---------- Source excerpt ----------

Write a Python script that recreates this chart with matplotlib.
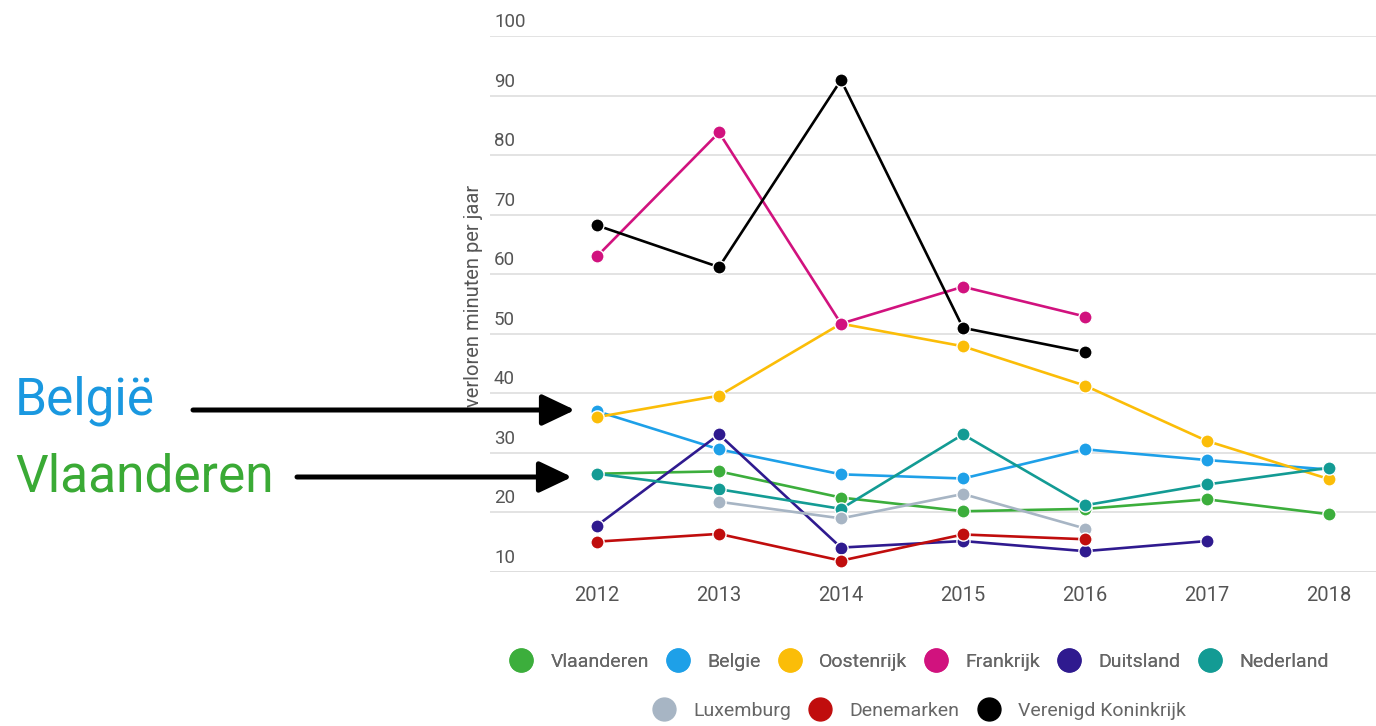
import numpy as np
import matplotlib
matplotlib.use("Agg")
import matplotlib.pyplot as plt
from matplotlib.lines import Line2D
from matplotlib.patches import FancyArrowPatch
from matplotlib.transforms import blended_transform_factory, offset_copy

plt.rcParams["font.family"] = ["Roboto", "DejaVu Sans"]

years = [2012, 2013, 2014, 2015, 2016, 2017, 2018]
nan = np.nan

series_names = ["Vlaanderen", "Belgie", "Oostenrijk", "Frankrijk", "Duitsland",
                "Nederland", "Luxemburg", "Denemarken", "Verenigd Koninkrijk"]

vlaanderen = [26.5, 26.9, 22.5, 20.2, 20.6, 22.2, 19.7]
belgie = [37.0, 30.6, 26.4, 25.7, 30.6, 28.8, 27.2]
oostenrijk = [36.0, 39.6, 51.7, 47.9, 41.3, 32.0, 25.6]
frankrijk = [63.0, 83.8, 51.7, 57.9, 52.9, nan, nan]
duitsland = [17.8, 33.1, 14.1, 15.2, 13.5, 15.2, nan]
nederland = [26.5, 23.9, 20.6, 33.1, 21.2, 24.7, 27.5]
luxemburg = [nan, 21.8, 19.0, 23.1, 17.3, nan, nan]
denemarken = [15.1, 16.4, 11.9, 16.3, 15.5, nan, nan]
verenigd_koninkrijk = [68.2, 61.2, 92.6, 51.0, 46.9, nan, nan]

series_values = [vlaanderen, belgie, oostenrijk, frankrijk, duitsland,
                 nederland, luxemburg, denemarken, verenigd_koninkrijk]

colors = ["#3cae3c", "#1ea0e8", "#fbbd08", "#d1127e", "#2f1a8f",
          "#139b94", "#a7b5c4", "#c00d0d", "#000000"]

y_ticks = [10, 20, 30, 40, 50, 60, 70, 80, 90, 100]
y_label = "verloren minuten per jaar"

W, H = 1376, 726
fig = plt.figure(figsize=(W / 100, H / 100), dpi=100)
ax = fig.add_axes([490 / W, 1 - 572 / H, (W - 490) / W, (572 - 36) / H])

for name, vals, col in zip(series_names, series_values, colors):
    ax.plot(years, vals, color=col, lw=1.9, marker="o", markersize=9.5,
            markeredgecolor="white", markeredgewidth=1.0, label=name,
            solid_capstyle="round", zorder=3)

ax.set_xlim(2012 - 107 / 122, 2012 + (W - 597) / 122)
ax.set_ylim(10, 100)
ax.set_xticks(years)
ax.set_yticks(y_ticks)
ax.tick_params(axis="x", length=0, pad=10, labelsize=14.5, labelcolor="#555555")
ax.tick_params(axis="y", length=0, labelleft=False)
for s in ax.spines.values():
    s.set_visible(False)
ax.grid(axis="y", color="#e0e0e0", lw=1.3, zorder=0)
ax.grid(axis="x", visible=False)
ax.axhline(10, color="#cccccc", lw=1.3, zorder=1)

# y tick labels sit just above their gridlines, inside the plot area
trans = blended_transform_factory(ax.transAxes, ax.transData)
trans = offset_copy(trans, fig=fig, x=4, y=5, units="dots")
for v in y_ticks:
    ax.text(0.0, v, str(v), transform=trans, ha="left", va="bottom",
            fontsize=13.5, color="#555555")

ax.set_ylabel(y_label, fontsize=14.5, color="#555555")
ax.yaxis.set_label_coords(-0.008, 0.515)

# legend in two centered rows
handles = [Line2D([], [], marker="o", linestyle="", markersize=16.5,
                  markerfacecolor=c, markeredgecolor=c) for c in colors]
leg_kw = dict(frameon=False, fontsize=14, labelcolor="#666666",
              handlelength=1.0, handletextpad=1.0, columnspacing=1.0,
              borderaxespad=0, borderpad=0)
leg1 = fig.legend(handles[:6], series_names[:6], ncol=6, loc="center",
                  bbox_to_anchor=(920 / W, 1 - 662 / H), **leg_kw)
fig.add_artist(leg1)
fig.legend(handles[6:], series_names[6:], ncol=3, loc="center",
           bbox_to_anchor=(920 / W, 1 - 711 / H), **leg_kw)

# side annotations with arrows
fig.text(15 / W, 1 - 415 / H, "België", fontsize=37, color="#1a98e0",
         ha="left", va="baseline")
fig.text(15 / W, 1 - 492 / H, "Vlaanderen", fontsize=37, color="#3aaa35",
         ha="left", va="baseline")
for x0, x1, yy in [(193, 575, 410), (297, 572, 477)]:
    fig.add_artist(FancyArrowPatch((x0 / W, 1 - yy / H), (x1 / W, 1 - yy / H),
                                   transform=fig.transFigure,
                                   arrowstyle="-|>,head_length=20,head_width=9.5",
                                   mutation_scale=1, lw=3.6, color="black",
                                   shrinkA=0, shrinkB=0, zorder=5))

fig.savefig("out.png", dpi=100, facecolor="white")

----------

Exercise goal – Transcribe exactly, with no pictures, the lines running from the first line of the material through the line holding "verenigd_koninkrijk = [68.2, 61.2, 92.6, 51.0, 46.9, nan, nan]".

Exercise output –
Write a Python script that recreates this chart with matplotlib.
import numpy as np
import matplotlib
matplotlib.use("Agg")
import matplotlib.pyplot as plt
from matplotlib.lines import Line2D
from matplotlib.patches import FancyArrowPatch
from matplotlib.transforms import blended_transform_factory, offset_copy

plt.rcParams["font.family"] = ["Roboto", "DejaVu Sans"]

years = [2012, 2013, 2014, 2015, 2016, 2017, 2018]
nan = np.nan

series_names = ["Vlaanderen", "Belgie", "Oostenrijk", "Frankrijk", "Duitsland",
                "Nederland", "Luxemburg", "Denemarken", "Verenigd Koninkrijk"]

vlaanderen = [26.5, 26.9, 22.5, 20.2, 20.6, 22.2, 19.7]
belgie = [37.0, 30.6, 26.4, 25.7, 30.6, 28.8, 27.2]
oostenrijk = [36.0, 39.6, 51.7, 47.9, 41.3, 32.0, 25.6]
frankrijk = [63.0, 83.8, 51.7, 57.9, 52.9, nan, nan]
duitsland = [17.8, 33.1, 14.1, 15.2, 13.5, 15.2, nan]
nederland = [26.5, 23.9, 20.6, 33.1, 21.2, 24.7, 27.5]
luxemburg = [nan, 21.8, 19.0, 23.1, 17.3, nan, nan]
denemarken = [15.1, 16.4, 11.9, 16.3, 15.5, nan, nan]
verenigd_koninkrijk = [68.2, 61.2, 92.6, 51.0, 46.9, nan, nan]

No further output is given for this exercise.